Material provided:
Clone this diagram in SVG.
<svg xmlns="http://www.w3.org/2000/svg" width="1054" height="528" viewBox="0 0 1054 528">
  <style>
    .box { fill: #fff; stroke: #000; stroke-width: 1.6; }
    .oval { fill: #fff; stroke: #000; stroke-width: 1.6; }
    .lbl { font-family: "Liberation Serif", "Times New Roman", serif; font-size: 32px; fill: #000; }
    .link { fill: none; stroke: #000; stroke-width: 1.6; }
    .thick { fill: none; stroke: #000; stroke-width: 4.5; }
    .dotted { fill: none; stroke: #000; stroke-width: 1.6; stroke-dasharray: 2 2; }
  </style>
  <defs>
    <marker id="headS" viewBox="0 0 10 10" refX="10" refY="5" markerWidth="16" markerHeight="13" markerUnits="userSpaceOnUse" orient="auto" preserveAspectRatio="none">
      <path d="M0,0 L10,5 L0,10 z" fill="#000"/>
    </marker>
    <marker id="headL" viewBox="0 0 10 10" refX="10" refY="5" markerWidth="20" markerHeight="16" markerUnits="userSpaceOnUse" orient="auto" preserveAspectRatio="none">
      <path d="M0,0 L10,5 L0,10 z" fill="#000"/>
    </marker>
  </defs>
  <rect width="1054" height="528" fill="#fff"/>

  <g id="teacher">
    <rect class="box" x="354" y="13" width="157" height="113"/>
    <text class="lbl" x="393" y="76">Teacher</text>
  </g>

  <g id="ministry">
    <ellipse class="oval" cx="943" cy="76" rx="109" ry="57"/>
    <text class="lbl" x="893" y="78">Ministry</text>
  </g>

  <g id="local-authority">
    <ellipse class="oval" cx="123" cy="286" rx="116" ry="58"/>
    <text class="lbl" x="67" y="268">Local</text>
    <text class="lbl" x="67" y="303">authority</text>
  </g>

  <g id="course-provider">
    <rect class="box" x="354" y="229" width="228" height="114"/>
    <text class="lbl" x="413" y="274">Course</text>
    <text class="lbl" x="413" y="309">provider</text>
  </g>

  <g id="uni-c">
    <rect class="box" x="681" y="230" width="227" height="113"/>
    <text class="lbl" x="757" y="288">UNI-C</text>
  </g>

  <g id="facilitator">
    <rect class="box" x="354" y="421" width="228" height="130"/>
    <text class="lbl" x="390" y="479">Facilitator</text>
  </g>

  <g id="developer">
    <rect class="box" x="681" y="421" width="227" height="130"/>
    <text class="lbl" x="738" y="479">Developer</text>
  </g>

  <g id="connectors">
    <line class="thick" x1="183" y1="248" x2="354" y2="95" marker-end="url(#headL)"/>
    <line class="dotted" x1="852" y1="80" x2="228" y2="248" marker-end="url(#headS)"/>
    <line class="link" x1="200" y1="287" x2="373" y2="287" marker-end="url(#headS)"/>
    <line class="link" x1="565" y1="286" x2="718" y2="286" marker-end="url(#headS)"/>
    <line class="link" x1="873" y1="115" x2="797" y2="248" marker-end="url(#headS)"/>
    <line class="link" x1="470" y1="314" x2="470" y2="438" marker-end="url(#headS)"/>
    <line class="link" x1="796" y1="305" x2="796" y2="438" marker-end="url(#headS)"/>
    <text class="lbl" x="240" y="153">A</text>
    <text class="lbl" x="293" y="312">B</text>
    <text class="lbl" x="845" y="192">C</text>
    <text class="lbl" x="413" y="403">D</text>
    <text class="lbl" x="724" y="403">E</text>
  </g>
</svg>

...

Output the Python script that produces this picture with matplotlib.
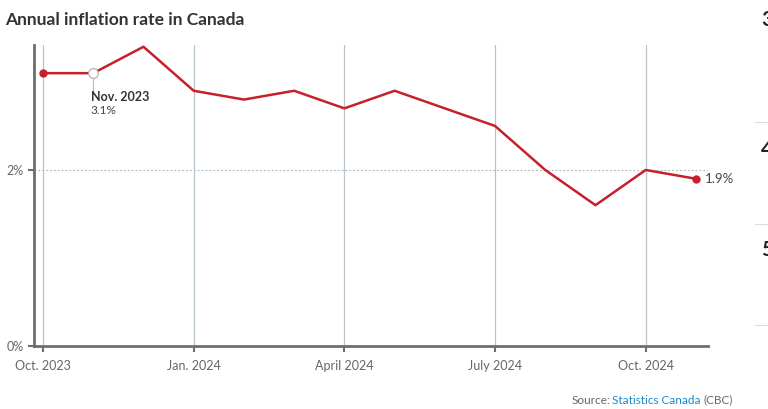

What the task asks: Pick each line holding the word "this" out of the data and copy it.

Finished exercise:
Clone this diagram in SVG.
Output the Python script that produces this picture with matplotlib.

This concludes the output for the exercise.